Aim >> Write out, word for word, the stretch of lines beginning at the one with "Write a component" and ending at the one with "const xTicks = [0, 25, 50, 75, 100];", omitting the images.

Recorded data >>
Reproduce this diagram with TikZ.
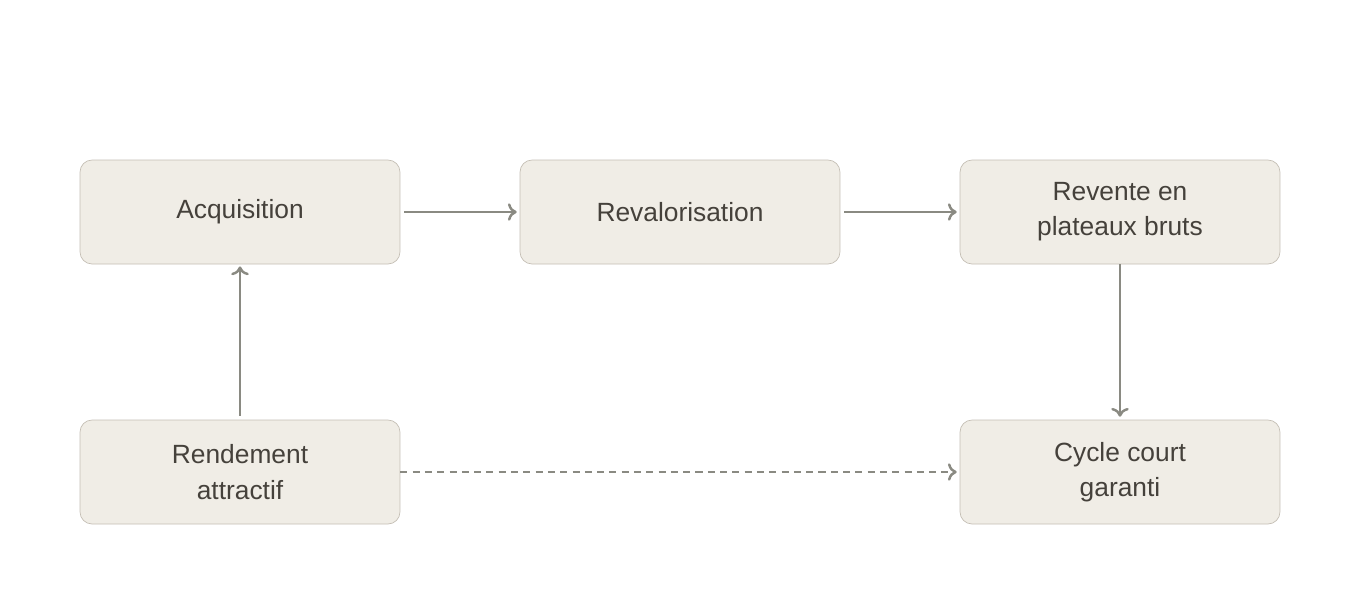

---

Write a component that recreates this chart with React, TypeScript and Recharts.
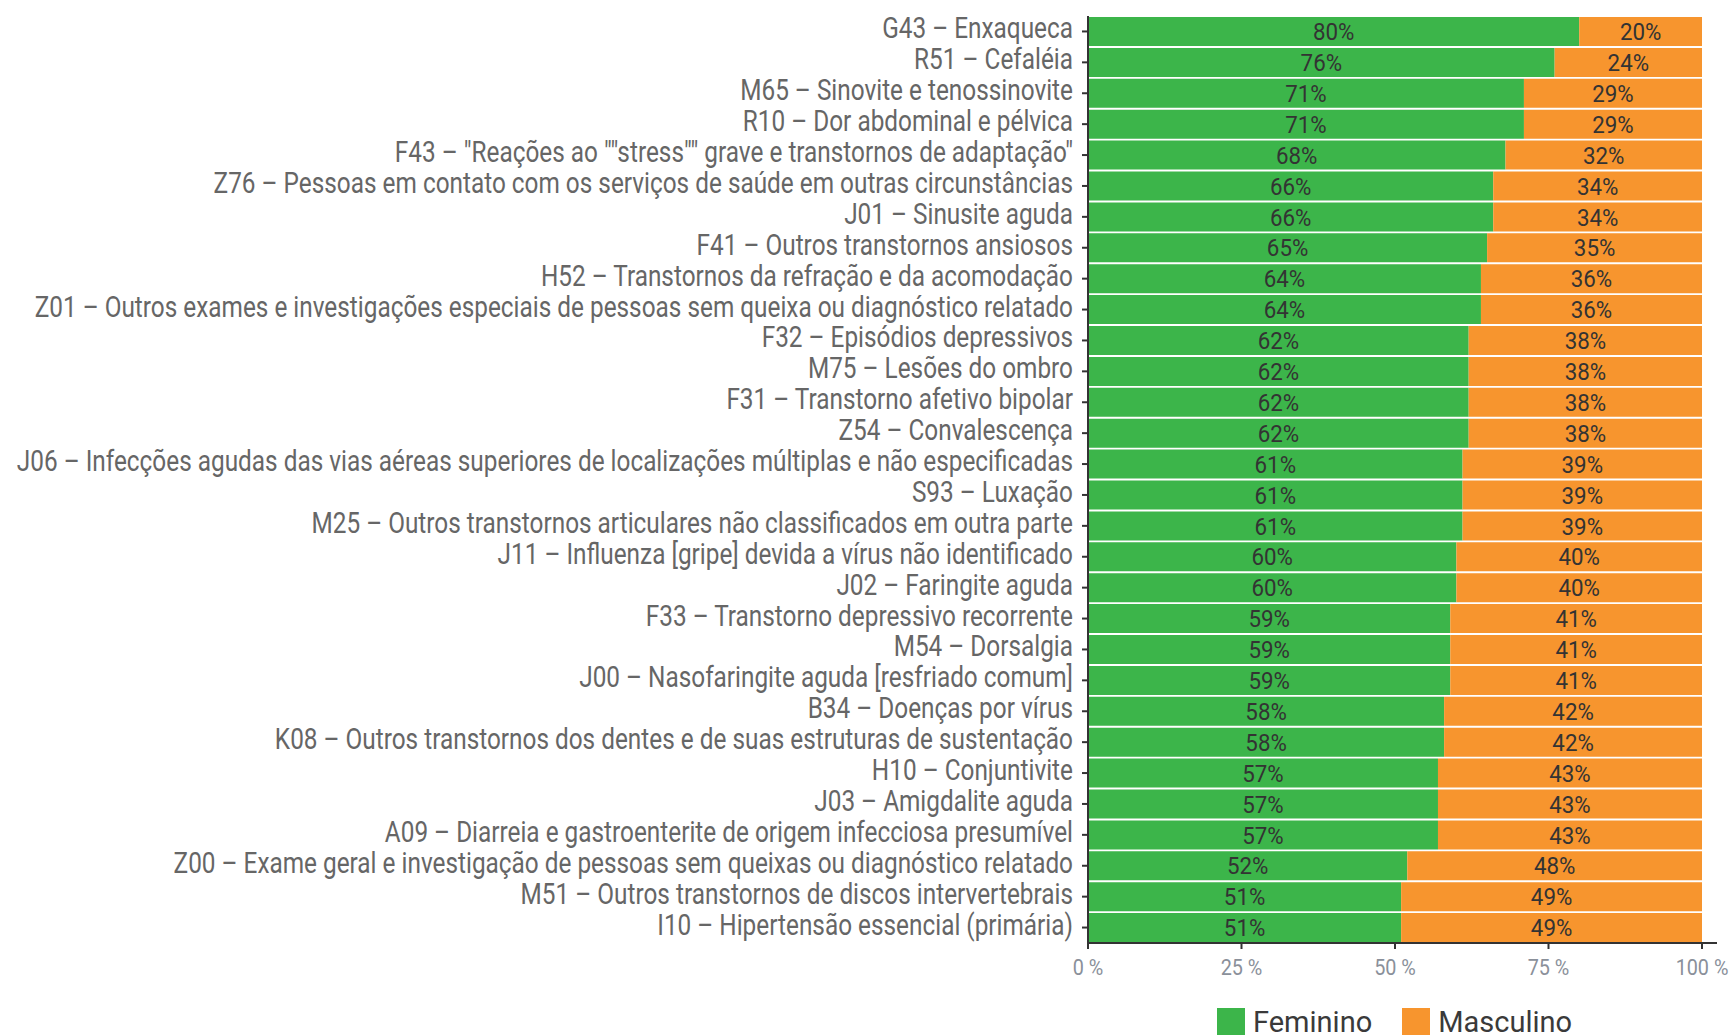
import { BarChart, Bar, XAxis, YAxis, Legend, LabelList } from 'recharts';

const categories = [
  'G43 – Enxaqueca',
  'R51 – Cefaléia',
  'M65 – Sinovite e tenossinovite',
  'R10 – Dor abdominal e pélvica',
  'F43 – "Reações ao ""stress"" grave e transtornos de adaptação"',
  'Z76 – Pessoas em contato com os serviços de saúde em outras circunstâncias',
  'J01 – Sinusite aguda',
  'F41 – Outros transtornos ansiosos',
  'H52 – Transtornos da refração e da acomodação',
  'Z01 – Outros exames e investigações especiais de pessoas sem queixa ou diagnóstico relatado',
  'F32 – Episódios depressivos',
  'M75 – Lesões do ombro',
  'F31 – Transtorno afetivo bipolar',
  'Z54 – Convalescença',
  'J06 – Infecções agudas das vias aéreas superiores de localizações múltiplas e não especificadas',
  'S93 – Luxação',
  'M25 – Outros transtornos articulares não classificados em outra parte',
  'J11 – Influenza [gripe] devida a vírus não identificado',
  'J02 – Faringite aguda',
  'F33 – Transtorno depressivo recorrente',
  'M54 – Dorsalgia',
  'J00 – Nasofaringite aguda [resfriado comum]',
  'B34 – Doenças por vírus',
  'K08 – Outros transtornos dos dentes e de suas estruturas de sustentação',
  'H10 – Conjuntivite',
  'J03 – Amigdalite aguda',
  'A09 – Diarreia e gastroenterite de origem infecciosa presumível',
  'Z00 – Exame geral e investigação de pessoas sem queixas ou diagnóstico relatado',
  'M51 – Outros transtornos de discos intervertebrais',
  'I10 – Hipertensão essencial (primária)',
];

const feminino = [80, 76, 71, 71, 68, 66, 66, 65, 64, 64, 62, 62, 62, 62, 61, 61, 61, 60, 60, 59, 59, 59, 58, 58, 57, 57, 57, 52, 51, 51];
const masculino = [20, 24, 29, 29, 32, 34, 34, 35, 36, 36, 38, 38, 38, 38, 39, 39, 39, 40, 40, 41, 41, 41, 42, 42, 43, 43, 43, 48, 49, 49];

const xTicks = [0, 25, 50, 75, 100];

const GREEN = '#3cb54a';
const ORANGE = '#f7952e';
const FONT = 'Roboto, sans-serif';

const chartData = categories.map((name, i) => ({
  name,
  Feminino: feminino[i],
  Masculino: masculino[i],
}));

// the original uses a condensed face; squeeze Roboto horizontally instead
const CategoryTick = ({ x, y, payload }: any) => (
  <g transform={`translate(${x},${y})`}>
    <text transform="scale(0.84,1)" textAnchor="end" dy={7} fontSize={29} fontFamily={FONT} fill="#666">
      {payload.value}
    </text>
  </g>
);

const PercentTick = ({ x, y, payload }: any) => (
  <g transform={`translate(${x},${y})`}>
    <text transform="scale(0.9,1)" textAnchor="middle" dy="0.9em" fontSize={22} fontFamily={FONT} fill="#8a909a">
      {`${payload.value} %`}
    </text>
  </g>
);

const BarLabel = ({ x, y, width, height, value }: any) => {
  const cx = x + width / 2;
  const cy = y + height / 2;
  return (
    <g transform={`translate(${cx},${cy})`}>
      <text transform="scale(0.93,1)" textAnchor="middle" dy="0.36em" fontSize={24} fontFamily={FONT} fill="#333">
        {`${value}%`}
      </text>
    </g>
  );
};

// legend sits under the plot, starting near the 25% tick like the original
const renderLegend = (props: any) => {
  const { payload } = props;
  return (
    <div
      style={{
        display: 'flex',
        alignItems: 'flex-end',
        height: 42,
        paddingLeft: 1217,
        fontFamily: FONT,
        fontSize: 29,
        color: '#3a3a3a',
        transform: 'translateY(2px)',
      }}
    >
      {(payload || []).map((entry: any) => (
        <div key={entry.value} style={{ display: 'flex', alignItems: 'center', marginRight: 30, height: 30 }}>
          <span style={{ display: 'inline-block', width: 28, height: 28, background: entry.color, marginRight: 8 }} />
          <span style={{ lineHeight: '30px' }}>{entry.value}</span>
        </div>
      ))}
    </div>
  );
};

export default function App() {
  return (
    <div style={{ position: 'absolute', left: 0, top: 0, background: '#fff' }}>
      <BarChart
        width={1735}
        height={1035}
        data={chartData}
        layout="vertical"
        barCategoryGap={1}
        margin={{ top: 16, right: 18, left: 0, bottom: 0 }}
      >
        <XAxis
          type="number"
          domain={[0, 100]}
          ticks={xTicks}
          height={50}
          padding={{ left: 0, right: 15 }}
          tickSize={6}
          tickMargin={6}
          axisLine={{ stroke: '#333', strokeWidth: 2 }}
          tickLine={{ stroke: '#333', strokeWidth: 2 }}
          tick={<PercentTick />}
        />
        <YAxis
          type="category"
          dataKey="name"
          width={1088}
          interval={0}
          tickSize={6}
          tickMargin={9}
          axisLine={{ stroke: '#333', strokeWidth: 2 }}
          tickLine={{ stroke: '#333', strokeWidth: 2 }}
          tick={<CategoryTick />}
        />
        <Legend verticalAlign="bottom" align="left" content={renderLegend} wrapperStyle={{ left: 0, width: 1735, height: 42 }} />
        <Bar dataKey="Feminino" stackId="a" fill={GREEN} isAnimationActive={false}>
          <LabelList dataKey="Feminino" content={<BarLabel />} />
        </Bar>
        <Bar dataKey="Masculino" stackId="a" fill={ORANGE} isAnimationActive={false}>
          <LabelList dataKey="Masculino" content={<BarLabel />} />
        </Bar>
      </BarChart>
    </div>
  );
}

==

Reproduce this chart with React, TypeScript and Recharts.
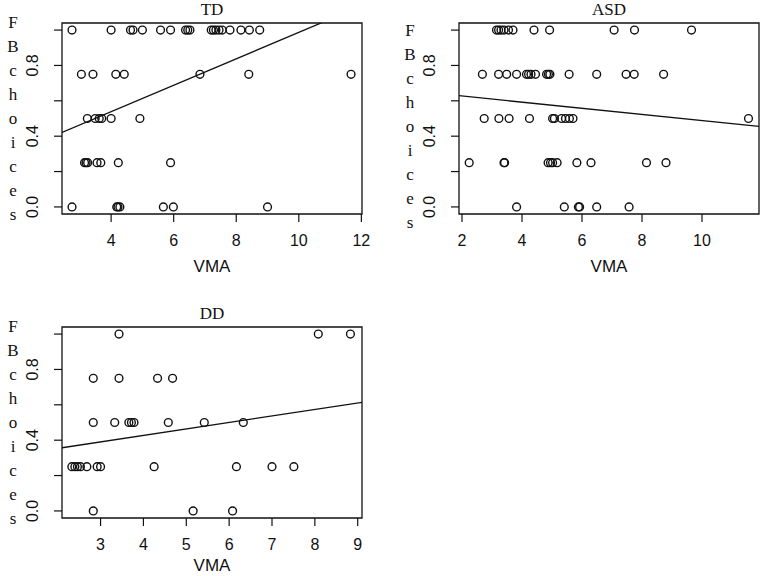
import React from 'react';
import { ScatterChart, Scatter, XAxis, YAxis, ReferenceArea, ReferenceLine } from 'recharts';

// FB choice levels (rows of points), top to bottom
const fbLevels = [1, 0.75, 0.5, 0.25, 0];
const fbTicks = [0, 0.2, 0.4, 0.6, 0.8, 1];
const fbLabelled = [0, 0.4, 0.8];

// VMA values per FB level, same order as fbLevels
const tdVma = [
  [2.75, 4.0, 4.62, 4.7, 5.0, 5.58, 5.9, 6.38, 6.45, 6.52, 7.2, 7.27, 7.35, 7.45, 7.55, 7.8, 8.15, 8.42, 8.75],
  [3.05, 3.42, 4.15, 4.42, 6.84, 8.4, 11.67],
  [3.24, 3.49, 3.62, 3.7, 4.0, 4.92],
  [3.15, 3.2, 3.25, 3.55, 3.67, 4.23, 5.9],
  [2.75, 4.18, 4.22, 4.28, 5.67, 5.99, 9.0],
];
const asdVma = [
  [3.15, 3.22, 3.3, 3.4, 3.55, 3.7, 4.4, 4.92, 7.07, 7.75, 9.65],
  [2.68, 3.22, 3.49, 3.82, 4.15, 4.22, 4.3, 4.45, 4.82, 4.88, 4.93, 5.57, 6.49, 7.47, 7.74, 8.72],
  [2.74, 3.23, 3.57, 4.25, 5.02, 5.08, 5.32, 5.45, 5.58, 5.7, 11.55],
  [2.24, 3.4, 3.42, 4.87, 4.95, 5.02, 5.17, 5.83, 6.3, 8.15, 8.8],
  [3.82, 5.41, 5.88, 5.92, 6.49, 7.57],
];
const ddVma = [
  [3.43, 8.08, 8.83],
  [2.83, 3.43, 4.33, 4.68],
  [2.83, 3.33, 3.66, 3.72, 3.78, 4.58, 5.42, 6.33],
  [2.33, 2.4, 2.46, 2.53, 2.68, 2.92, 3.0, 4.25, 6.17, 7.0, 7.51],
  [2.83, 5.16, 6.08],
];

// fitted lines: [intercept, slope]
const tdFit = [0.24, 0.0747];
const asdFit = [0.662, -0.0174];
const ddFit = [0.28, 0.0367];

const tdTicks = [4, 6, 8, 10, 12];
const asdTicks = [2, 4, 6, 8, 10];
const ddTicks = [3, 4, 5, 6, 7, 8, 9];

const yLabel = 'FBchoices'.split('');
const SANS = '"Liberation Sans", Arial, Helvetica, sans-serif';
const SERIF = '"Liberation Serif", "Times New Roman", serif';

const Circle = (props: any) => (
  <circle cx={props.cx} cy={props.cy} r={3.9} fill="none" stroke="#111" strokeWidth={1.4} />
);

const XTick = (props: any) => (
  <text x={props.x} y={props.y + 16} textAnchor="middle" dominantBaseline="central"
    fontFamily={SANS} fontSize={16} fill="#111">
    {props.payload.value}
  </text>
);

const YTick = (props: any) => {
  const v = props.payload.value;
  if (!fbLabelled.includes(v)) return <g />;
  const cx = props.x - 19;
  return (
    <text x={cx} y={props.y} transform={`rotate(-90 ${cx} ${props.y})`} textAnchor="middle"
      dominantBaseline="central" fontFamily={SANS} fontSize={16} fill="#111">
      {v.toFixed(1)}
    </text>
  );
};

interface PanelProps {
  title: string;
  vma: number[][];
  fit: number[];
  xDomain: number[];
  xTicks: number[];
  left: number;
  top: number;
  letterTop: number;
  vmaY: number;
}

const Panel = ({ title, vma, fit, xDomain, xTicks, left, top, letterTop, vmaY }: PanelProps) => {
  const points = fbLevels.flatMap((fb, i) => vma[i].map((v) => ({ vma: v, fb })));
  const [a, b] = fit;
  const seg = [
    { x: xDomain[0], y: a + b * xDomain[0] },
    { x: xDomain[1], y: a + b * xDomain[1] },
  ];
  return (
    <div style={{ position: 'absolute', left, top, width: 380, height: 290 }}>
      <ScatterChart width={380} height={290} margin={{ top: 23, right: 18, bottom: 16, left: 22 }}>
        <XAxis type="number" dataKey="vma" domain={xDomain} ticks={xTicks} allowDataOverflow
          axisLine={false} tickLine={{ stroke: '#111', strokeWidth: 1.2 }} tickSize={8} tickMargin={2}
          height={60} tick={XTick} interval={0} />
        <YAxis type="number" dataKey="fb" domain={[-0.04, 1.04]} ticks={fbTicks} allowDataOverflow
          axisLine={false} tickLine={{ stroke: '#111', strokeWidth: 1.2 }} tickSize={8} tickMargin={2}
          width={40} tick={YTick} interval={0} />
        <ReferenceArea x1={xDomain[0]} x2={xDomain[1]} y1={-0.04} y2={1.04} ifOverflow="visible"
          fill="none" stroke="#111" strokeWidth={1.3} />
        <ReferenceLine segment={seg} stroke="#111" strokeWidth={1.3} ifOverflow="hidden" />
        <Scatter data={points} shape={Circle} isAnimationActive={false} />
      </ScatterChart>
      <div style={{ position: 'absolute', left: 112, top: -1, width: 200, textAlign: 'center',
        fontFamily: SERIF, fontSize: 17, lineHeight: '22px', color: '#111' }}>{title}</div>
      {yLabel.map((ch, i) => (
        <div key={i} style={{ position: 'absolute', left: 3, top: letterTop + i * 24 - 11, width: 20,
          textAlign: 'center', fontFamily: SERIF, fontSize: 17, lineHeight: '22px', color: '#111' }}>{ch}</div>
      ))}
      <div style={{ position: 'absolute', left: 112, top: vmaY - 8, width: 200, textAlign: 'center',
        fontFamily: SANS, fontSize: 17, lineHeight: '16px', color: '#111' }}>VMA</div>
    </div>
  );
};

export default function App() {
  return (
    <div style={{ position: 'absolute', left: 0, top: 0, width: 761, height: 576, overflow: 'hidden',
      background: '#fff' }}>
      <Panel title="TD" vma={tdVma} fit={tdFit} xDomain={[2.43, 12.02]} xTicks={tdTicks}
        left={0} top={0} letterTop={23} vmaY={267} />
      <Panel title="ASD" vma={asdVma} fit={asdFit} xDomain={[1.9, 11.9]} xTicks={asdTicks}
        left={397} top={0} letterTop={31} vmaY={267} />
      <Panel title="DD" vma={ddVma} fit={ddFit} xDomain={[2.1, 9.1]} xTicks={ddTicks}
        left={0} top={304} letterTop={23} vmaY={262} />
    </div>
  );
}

Completed task >>
Write a component that recreates this chart with React, TypeScript and Recharts.
import { BarChart, Bar, XAxis, YAxis, Legend, LabelList } from 'recharts';

const categories = [
  'G43 – Enxaqueca',
  'R51 – Cefaléia',
  'M65 – Sinovite e tenossinovite',
  'R10 – Dor abdominal e pélvica',
  'F43 – "Reações ao ""stress"" grave e transtornos de adaptação"',
  'Z76 – Pessoas em contato com os serviços de saúde em outras circunstâncias',
  'J01 – Sinusite aguda',
  'F41 – Outros transtornos ansiosos',
  'H52 – Transtornos da refração e da acomodação',
  'Z01 – Outros exames e investigações especiais de pessoas sem queixa ou diagnóstico relatado',
  'F32 – Episódios depressivos',
  'M75 – Lesões do ombro',
  'F31 – Transtorno afetivo bipolar',
  'Z54 – Convalescença',
  'J06 – Infecções agudas das vias aéreas superiores de localizações múltiplas e não especificadas',
  'S93 – Luxação',
  'M25 – Outros transtornos articulares não classificados em outra parte',
  'J11 – Influenza [gripe] devida a vírus não identificado',
  'J02 – Faringite aguda',
  'F33 – Transtorno depressivo recorrente',
  'M54 – Dorsalgia',
  'J00 – Nasofaringite aguda [resfriado comum]',
  'B34 – Doenças por vírus',
  'K08 – Outros transtornos dos dentes e de suas estruturas de sustentação',
  'H10 – Conjuntivite',
  'J03 – Amigdalite aguda',
  'A09 – Diarreia e gastroenterite de origem infecciosa presumível',
  'Z00 – Exame geral e investigação de pessoas sem queixas ou diagnóstico relatado',
  'M51 – Outros transtornos de discos intervertebrais',
  'I10 – Hipertensão essencial (primária)',
];

const feminino = [80, 76, 71, 71, 68, 66, 66, 65, 64, 64, 62, 62, 62, 62, 61, 61, 61, 60, 60, 59, 59, 59, 58, 58, 57, 57, 57, 52, 51, 51];
const masculino = [20, 24, 29, 29, 32, 34, 34, 35, 36, 36, 38, 38, 38, 38, 39, 39, 39, 40, 40, 41, 41, 41, 42, 42, 43, 43, 43, 48, 49, 49];

const xTicks = [0, 25, 50, 75, 100];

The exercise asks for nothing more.